TG: No. If we get tired of something, we just put it away. We don’t want to fake it up there for our fans. We don’t want to just be a jukebox.
QRO: With artist like Paul McCartney and The Cars making a move to Indie labels this last year, do you think indie is the future of music?
TG: There has to be a point where people stop referring to indie and big labels in different ways. At this point, what is really the difference?
It use to be the major labels sold millions and millions of albums and had millions of employees and made millions and millions of dollars but now they have just as many employees as the smaller indie labels, making less money and selling less albums. I mean really, record of the year at the Grammy’s, Arcade of Fire [The Suburbs – QRO review]. It’s an indie record. How is that really indie anymore? If it’s the main stream, how can you tell who is who as far as recording labels are concerned. The lines are so blurred the term “Major Label” has no meaning anymore. I do think, however, we are in a weird transition with everything in the music industry with everybody still looking for what the new model of how the music will be sold and consumed.
QRO: How did it feel to click on iTunes for the first time and see your band listed?

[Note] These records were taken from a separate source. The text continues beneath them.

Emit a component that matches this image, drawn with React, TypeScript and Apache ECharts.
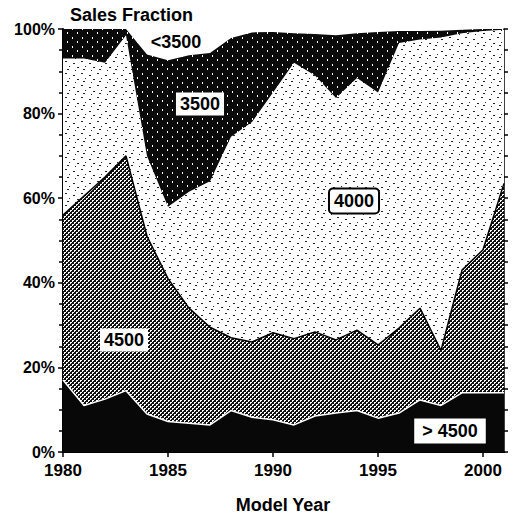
import React, { useEffect, useRef } from 'react';
import * as echarts from 'echarts';

const years = [1980, 1981, 1982, 1983, 1984, 1985, 1986, 1987, 1988, 1989, 1990, 1991, 1992, 1993, 1994, 1995, 1996, 1997, 1998, 1999, 2000, 2001];
const over4500 = [17, 11, 12.5, 14.5, 9, 7.2, 6.8, 6.4, 9.8, 8.2, 7.6, 6.4, 8.5, 9.2, 9.8, 8, 9.2, 12.3, 11, 14, 14, 14];
const class4500 = [39, 49.5, 52.5, 55.5, 42, 33.8, 27.2, 23.1, 17.2, 17.8, 20.6, 20.4, 19.9, 17.3, 19, 17.3, 20.1, 21.7, 13, 29, 33.8, 49.5];
const class4000 = [37, 32.5, 27, 28.5, 19, 17, 27.5, 34.5, 47.5, 52, 56.8, 65.2, 60.6, 57.2, 59.6, 59.7, 67.4, 63.5, 74, 56, 51.7, 36.3];
const class3500 = [7, 7, 8, 1.5, 24, 34.6, 32.3, 30.3, 23.4, 21.2, 14.3, 7, 9.8, 14.8, 10.6, 14.3, 2.8, 2, 1.6, 0.8, 0.5, 0.2];
const under3500 = [0, 0, 0, 0, 6, 7.4, 6.2, 5.7, 2.1, 0.8, 0.7, 1, 1.2, 1.5, 1, 0.7, 0.5, 0.5, 0.4, 0.2, 0, 0];
const yearTicks = [1980, 1985, 1990, 1995, 2000];

const FONT = 'Liberation Sans, Arial, sans-serif';

function tile(w: number, h: number, bg: string, fg: string, dots: number[][]) {
  const c = document.createElement('canvas');
  c.width = w;
  c.height = h;
  const ctx = c.getContext('2d')!;
  ctx.fillStyle = bg;
  ctx.fillRect(0, 0, w, h);
  ctx.fillStyle = fg;
  dots.forEach(([x, y, dw, dh]) => ctx.fillRect(x, y, dw, dh));
  return { image: c, repeat: 'repeat' };
}

export default function App() {
  const ref = useRef<HTMLDivElement>(null);
  useEffect(() => {
    if (!ref.current) return;
    const chart = echarts.init(ref.current, null, { renderer: 'svg' });

    const hatch = tile(4, 4, '#111', '#fff', [[0, 0, 1, 1], [1, 0, 1, 1], [0, 1, 1, 1], [2, 2, 1, 1], [3, 2, 1, 1], [2, 3, 1, 1]]);
    const stipple = tile(16, 12, '#fff', '#222', [[1, 1, 2, 1], [9, 3, 2, 1], [5, 6, 1, 1], [13, 7, 2, 1], [3, 9, 2, 1], [11, 10, 1, 1]]);
    const darkDots = tile(10, 9, '#0a0a0a', '#fff', [[2, 1, 1, 2], [7, 5, 1, 2]]);

    // bottom-to-top order of classes; stacked tops computed from the class shares
    const classes = [
      { name: 'gt4500', vals: over4500, fill: '#080808' as any, base: '#080808', line: { color: '#fff', width: 1.5 } },
      { name: 'c4500', vals: class4500, fill: hatch, base: '#5c5c5c', line: { color: '#000', width: 1.5 } },
      { name: 'c4000', vals: class4000, fill: stipple, base: '#ebebeb', line: { width: 0 } },
      { name: 'c3500', vals: class3500, fill: darkDots, base: '#151515', line: { width: 0 } },
      { name: 'lt3500', vals: under3500, fill: '#ffffff', base: '#ffffff', line: { width: 0 } },
    ];
    const running = years.map(() => 0);
    const series = classes.map((c, k) => {
      const tops = years.map((y, i) => {
        running[i] += c.vals[i];
        return [y, Math.round(running[i] * 10) / 10];
      });
      return {
        name: c.name,
        type: 'line',
        data: tops,
        showSymbol: false,
        symbol: 'none',
        z: 10 - k,
        lineStyle: c.line,
        itemStyle: { color: c.base },
        areaStyle: { color: c.fill, opacity: 1, origin: 'start' },
      };
    });

    const boxStyle = (text: string, border: boolean) => ({
      text,
      fill: '#000',
      font: `bold 18px ${FONT}`,
      align: 'center',
      verticalAlign: 'middle',
      backgroundColor: '#fff',
      padding: [3, 4, 2, 4],
      borderColor: border ? '#000' : undefined,
      borderWidth: border ? 2 : 0,
      borderRadius: border ? 3 : 0,
    });

    chart.setOption({
      animation: false,
      backgroundColor: '#fff',
      grid: { left: 63, right: 10, top: 29, bottom: 68 },
      xAxis: [
        {
          type: 'value',
          min: 1980,
          max: 2001,
          interval: 5,
          axisLine: { show: true, lineStyle: { color: '#000', width: 2 } },
          axisTick: { show: true, length: 5, lineStyle: { color: '#000', width: 1.5 }, customValues: yearTicks },
          axisLabel: { color: '#000', fontSize: 17, fontWeight: 'bold', fontFamily: FONT, margin: 10, customValues: yearTicks, formatter: (v: number) => String(v) },
          splitLine: { show: false },
        },
        {
          type: 'value',
          position: 'top',
          min: 1980,
          max: 2001,
          axisLine: { show: true, lineStyle: { color: '#000', width: 1.5 } },
          axisTick: { show: false },
          axisLabel: { show: false },
          splitLine: { show: false },
        },
      ],
      yAxis: [
        {
          type: 'value',
          min: 0,
          max: 100,
          interval: 20,
          axisLine: { show: true, lineStyle: { color: '#000', width: 2 } },
          axisTick: { show: true, length: 5, lineStyle: { color: '#000', width: 1.5 } },
          minorTick: { show: true, splitNumber: 4, length: 4, lineStyle: { color: '#000', width: 1.5 } },
          axisLabel: { color: '#000', fontSize: 16, fontWeight: 'bold', fontFamily: FONT, margin: 8, formatter: '{value}%' },
          splitLine: { show: false },
          minorSplitLine: { show: false },
        },
        {
          type: 'value',
          position: 'right',
          min: 0,
          max: 100,
          interval: 5,
          axisLine: { show: true, lineStyle: { color: '#000', width: 1.5 } },
          axisTick: { show: true, length: 4, lineStyle: { color: '#000', width: 1.5 } },
          axisLabel: { show: false },
          splitLine: { show: false },
        },
      ],
      series,
      graphic: [
        { type: 'text', left: 70, top: 6, z: 100, style: { text: 'Sales Fraction', fill: '#000', font: `bold 18px ${FONT}` } },
        { type: 'text', x: 283, y: 505, z: 100, style: { text: 'Model Year', fill: '#000', font: `bold 18px ${FONT}`, align: 'center', verticalAlign: 'middle' } },
        { type: 'text', x: 176, y: 42, z: 100, style: { text: '<3500', fill: '#000', font: `bold 18px ${FONT}`, align: 'center', verticalAlign: 'middle' } },
        { type: 'text', x: 200, y: 104, z: 100, style: boxStyle('3500', false) },
        { type: 'text', x: 354, y: 201, z: 100, style: boxStyle('4000', true) },
        { type: 'text', x: 124, y: 340, z: 100, style: boxStyle('4500', false) },
        { type: 'text', x: 450, y: 431, z: 100, style: { ...boxStyle('> 4500', false), padding: [4, 8, 3, 8] } },
      ],
    });

    return () => chart.dispose();
  }, []);

  return <div ref={ref} style={{ position: 'fixed', left: 0, top: 0, width: 514, height: 520 }} />;
}
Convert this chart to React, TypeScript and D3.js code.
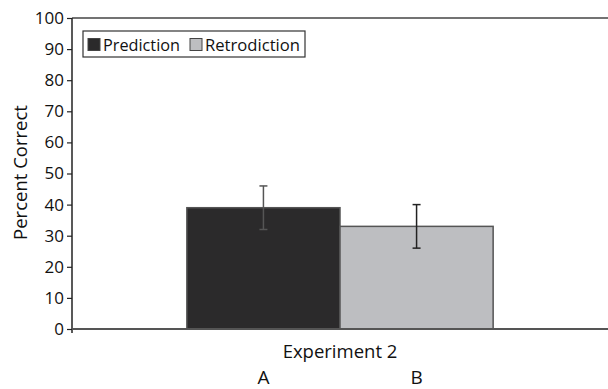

TG: It’s weird but I don’t consume music like that. Sure I have an iPod, but I collect vinyl. I listen to mp3s but I love the experience of holding an actual record in my hands. Going through the record stores and picking things by the cover art or just on a whim. It a real, physical experience, and not a file in cyberspace. Mp3s just feel so disposable. The first time you put out a record, especially if it’s vinyl, when you get it back from the pressing plant and are holding it in your hand, looking at it. It feels real. It is such an amazing feeling of, ‘I made this.’ Seeing your music on iTunes gives you the feeling of, ‘Cool, my name is on a computer screen,’ but it lacks that feel of accomplishment as opposed to having your hands on a record.
QRO: What it is that [producer] Butch Vig brings to Against Me!?
TG: A lot of things. He has the technical expertise; it goes without saying that he knows how to make records. He brought a lot of confidence to us. Having someone like Butch in your corner championing you and being someone you can trust is a really big asset.
QRO: How has the transition been with Jay and the band? Do you think things sound different with someone else behind the drums?
TG: It’s been fantastic. It is hard for us to tell if the audience hears a difference but each musician has their own feel for how things are played. It’s an all around good feel. The drummer drives the songs and different guys have different pockets where you can tell when they are locked in and with Jay, we all seem to find that groove easily I think the fans can appreciate it.
QRO: How do you think The Fest will go for you all this year?
TG: I’m sure it will be a drunken good time. We played the first four Fests then took the last six off. Things happen. Our schedules didn’t line up or what not but it is a super easy thing for us to play. It’s like being in our home court. It’s funny how the people who go to the Fest have a different view about it than the people who live in the town. When you live there it is just a ton of people coming in and taking over the town but if you are going there on a vacation, you are taking over the town and looking for a fun time. We are really looking forward to doing that show again.
QRO: What’s on tap for Against Me! after this tour season is done?
TG: We will be working on writing on the next record for the rest of the year then back into the studio. The fest is the last show for us this year but there is spots between now and then where we can get some work done on the road.